Under the plan, ATF agents were instructed to reject their training and not follow the weapons but wait until after crimes had been committed and people had been injured or killed with the weapons and then try to link them to the drug lords.
When the murder of U.S. Border Patrol Agent Brian Terry led to the outing of this operation, everyone in the administration denied knowledge and approval of it.
The Department of Justice blamed U.S. attorneys and "rogue" ATF agents, though they are under the DOJ umbrella anyway. The ATF blamed Main Justice. The White House professed total ignorance, despite evidence that a key presidential aide had been directly informed. In fact, top Justice Department officials had to have been aware of the details of the operation through detailed wiretap affidavits they were required to approve. Emails further prove their knowledge, as well.
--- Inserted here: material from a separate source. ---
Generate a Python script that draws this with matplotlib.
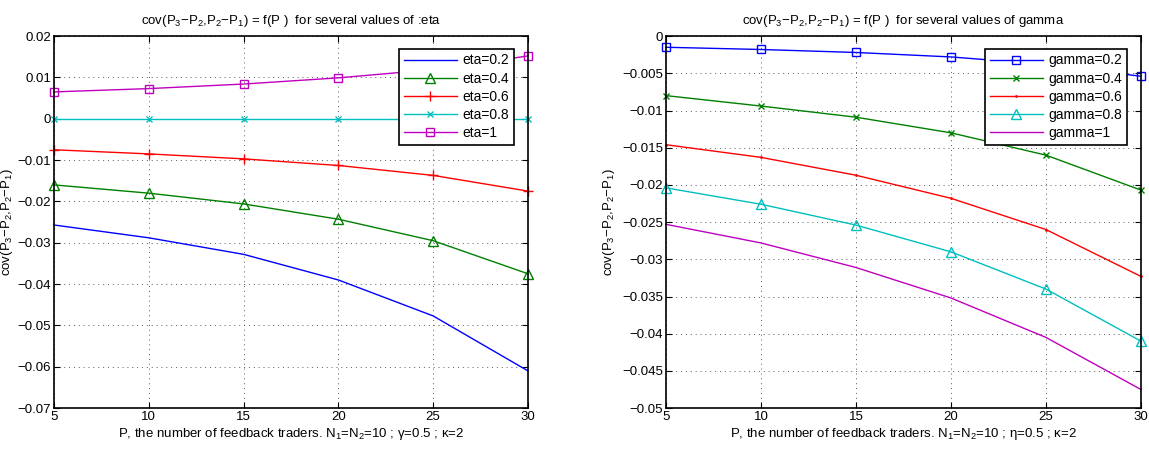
import numpy as np
import matplotlib
matplotlib.use("Agg")
import matplotlib.pyplot as plt

plt.rcParams["font.family"] = ["Liberation Sans", "DejaVu Sans"]
plt.rcParams["mathtext.fontset"] = "custom"
plt.rcParams["mathtext.rm"] = "Liberation Sans"
plt.rcParams["mathtext.it"] = "Liberation Sans"
plt.rcParams["font.size"] = 9.5

# --- data ---
P = [5, 10, 15, 20, 25, 30]

eta_labels = ["eta=0.2", "eta=0.4", "eta=0.6", "eta=0.8", "eta=1"]
eta_02 = [-0.0257, -0.0288, -0.0328, -0.0390, -0.0477, -0.0610]
eta_04 = [-0.0160, -0.0180, -0.0206, -0.0243, -0.0295, -0.0375]
eta_06 = [-0.0075, -0.0085, -0.0097, -0.0113, -0.0137, -0.0175]
eta_08 = [0.0, 0.0, 0.0, 0.0, 0.0, 0.0]
eta_10 = [0.0065, 0.0073, 0.0084, 0.0099, 0.0119, 0.0152]

gamma_labels = ["gamma=0.2", "gamma=0.4", "gamma=0.6", "gamma=0.8", "gamma=1"]
gam_02 = [-0.0015, -0.0018, -0.0022, -0.0028, -0.0038, -0.0054]
gam_04 = [-0.0080, -0.0094, -0.0109, -0.0130, -0.0160, -0.0207]
gam_06 = [-0.0146, -0.0163, -0.0187, -0.0218, -0.0260, -0.0323]
gam_08 = [-0.0204, -0.0226, -0.0254, -0.0290, -0.0340, -0.0410]
gam_10 = [-0.0253, -0.0278, -0.0311, -0.0352, -0.0405, -0.0475]

colors = [(0, 0, 1), (0, 0.5, 0), (1, 0, 0), (0, 0.75, 0.75), (0.75, 0, 0.75)]


def fmt(v):
    if abs(v) < 1e-12:
        return "0"
    return ("%g" % v).replace("-", "\u2212")


def style_axes(ax, ylim, yticks):
    ax.set_xlim(5, 30)
    ax.set_ylim(*ylim)
    ax.set_xticks(P)
    ax.set_yticks(yticks)
    ax.set_yticklabels([fmt(v) for v in yticks])
    ax.grid(True, linestyle=(0, (1, 4)), color="0.35", linewidth=0.7)
    ax.tick_params(direction="in", top=True, right=True, length=4, pad=2)
    for s in ax.spines.values():
        s.set_linewidth(1.2)


def add_legend(ax):
    leg = ax.legend(loc="upper right", bbox_to_anchor=(0.985, 0.985), fancybox=False,
                    edgecolor="black", framealpha=1, borderpad=0.35, labelspacing=0.3,
                    handlelength=3.8, handletextpad=0.4, fontsize=10)
    leg.get_frame().set_linewidth(1.2)


title = "cov(P$_3$\u2212P$_2$,P$_2$\u2212P$_1$) = f(P )  for several values of "
ylab = "cov(P$_3$\u2212P$_2$,P$_2$\u2212P$_1$)"

fig = plt.figure(figsize=(11.49, 4.57), dpi=100)
ax1 = fig.add_axes([0.047, 0.107, 0.4125, 0.814])
ax2 = fig.add_axes([0.5796, 0.107, 0.4134, 0.814])

# left panel
left_series = [eta_02, eta_04, eta_06, eta_08, eta_10]
left_markers = ["", "^", "+", "x", "s"]
left_sizes = [6, 7, 7, 5, 6]
for vals, lab, c, m, ms in zip(left_series, eta_labels, colors, left_markers, left_sizes):
    ax1.plot(P, vals, color=c, marker=m, markersize=ms, markerfacecolor="none",
             linewidth=1, label=lab, clip_on=False)
style_axes(ax1, (-0.07, 0.02), np.round(np.arange(-0.07, 0.0201, 0.01), 2))
ax1.set_title(title + ":eta", fontsize=9.5, pad=9)
ax1.set_xlabel("P, the number of feedback traders. N$_1$=N$_2$=10 ; \u03b3=0.5 ; \u03ba=2",
               labelpad=2)
ax1.set_ylabel(ylab)
ax1.yaxis.set_label_coords(-0.082, 0.5)
add_legend(ax1)

# right panel
right_series = [gam_02, gam_04, gam_06, gam_08, gam_10]
right_markers = ["s", "x", ".", "^", ""]
right_sizes = [6, 5, 2, 7, 6]
for vals, lab, c, m, ms in zip(right_series, gamma_labels, colors, right_markers, right_sizes):
    ax2.plot(P, vals, color=c, marker=m, markersize=ms, markerfacecolor="none",
             linewidth=1, label=lab, clip_on=False)
style_axes(ax2, (-0.05, 0), np.round(np.arange(-0.05, 0.0001, 0.005), 3))
ax2.set_title(title + "gamma", fontsize=9.5, pad=9)
ax2.set_xlabel("P, the number of feedback traders. N$_1$=N$_2$=10 ; \u03b7=0.5 ; \u03ba=2",
               labelpad=2)
ax2.set_ylabel(ylab, labelpad=4)
add_legend(ax2)

fig.savefig("out.png", dpi=100)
The administration claimed Fast and Furious was just a continuation of Operation Wide Receiver, a gun-walking operation that had begun under President George W. Bush. But that operation had been discontinued, and it differed from Fast and Furious in at least four significant ways.
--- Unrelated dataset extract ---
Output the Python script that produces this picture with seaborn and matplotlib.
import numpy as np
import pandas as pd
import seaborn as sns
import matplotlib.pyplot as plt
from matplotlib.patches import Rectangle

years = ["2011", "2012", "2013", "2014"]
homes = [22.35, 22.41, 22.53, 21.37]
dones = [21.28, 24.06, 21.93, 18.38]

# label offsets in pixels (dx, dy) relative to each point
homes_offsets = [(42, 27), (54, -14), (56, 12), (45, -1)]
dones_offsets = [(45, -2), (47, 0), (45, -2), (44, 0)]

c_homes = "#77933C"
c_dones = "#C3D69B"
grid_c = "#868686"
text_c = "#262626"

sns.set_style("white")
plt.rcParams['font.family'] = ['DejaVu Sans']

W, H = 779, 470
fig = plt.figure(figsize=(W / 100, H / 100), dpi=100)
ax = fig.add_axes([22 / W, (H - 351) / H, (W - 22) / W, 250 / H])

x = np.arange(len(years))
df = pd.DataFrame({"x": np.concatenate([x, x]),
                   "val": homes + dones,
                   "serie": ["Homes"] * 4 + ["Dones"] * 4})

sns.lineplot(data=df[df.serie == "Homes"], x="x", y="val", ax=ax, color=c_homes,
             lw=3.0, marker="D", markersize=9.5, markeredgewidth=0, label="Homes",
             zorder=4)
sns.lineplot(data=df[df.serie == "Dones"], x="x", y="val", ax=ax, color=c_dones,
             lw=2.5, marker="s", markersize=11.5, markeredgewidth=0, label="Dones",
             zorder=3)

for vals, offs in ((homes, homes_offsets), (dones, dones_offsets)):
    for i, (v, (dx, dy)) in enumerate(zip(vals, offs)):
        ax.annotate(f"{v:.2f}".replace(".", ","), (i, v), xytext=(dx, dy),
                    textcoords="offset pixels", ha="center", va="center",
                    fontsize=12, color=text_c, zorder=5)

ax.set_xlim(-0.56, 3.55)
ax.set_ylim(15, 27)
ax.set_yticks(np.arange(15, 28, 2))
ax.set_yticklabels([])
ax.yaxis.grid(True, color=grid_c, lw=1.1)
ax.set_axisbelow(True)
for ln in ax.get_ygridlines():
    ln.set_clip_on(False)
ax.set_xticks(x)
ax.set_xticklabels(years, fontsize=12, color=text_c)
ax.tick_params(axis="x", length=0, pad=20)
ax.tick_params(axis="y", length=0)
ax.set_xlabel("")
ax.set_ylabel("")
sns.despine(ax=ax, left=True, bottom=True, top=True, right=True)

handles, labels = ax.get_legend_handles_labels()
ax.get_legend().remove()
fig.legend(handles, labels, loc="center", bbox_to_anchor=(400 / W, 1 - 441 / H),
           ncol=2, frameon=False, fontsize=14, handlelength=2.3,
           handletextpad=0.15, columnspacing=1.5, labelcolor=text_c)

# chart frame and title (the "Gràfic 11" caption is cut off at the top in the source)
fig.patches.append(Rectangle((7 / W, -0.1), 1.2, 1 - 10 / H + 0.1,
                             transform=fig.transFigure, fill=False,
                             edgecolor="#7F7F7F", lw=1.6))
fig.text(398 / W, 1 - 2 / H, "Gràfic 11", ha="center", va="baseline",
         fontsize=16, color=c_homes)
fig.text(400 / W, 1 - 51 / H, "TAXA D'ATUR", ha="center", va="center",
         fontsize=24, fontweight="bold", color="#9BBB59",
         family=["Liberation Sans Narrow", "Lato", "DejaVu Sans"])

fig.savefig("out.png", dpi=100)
Wide Receiver involved "controlled delivery." The agents would follow the weapons and seize them before they went into Mexico. In Wide Receiver, the Mexican authorities were fully apprised of the operation and cooperated with the ATF on interdiction, whereas with Fast and Furious, they were deceived and kept in the dark. Wide Receiver was on a much smaller scale. Maybe one-fourth the weapons were involved. And when weapons got away in Wide Receiver, the program was immediately discontinued, unlike with Fast and Furious.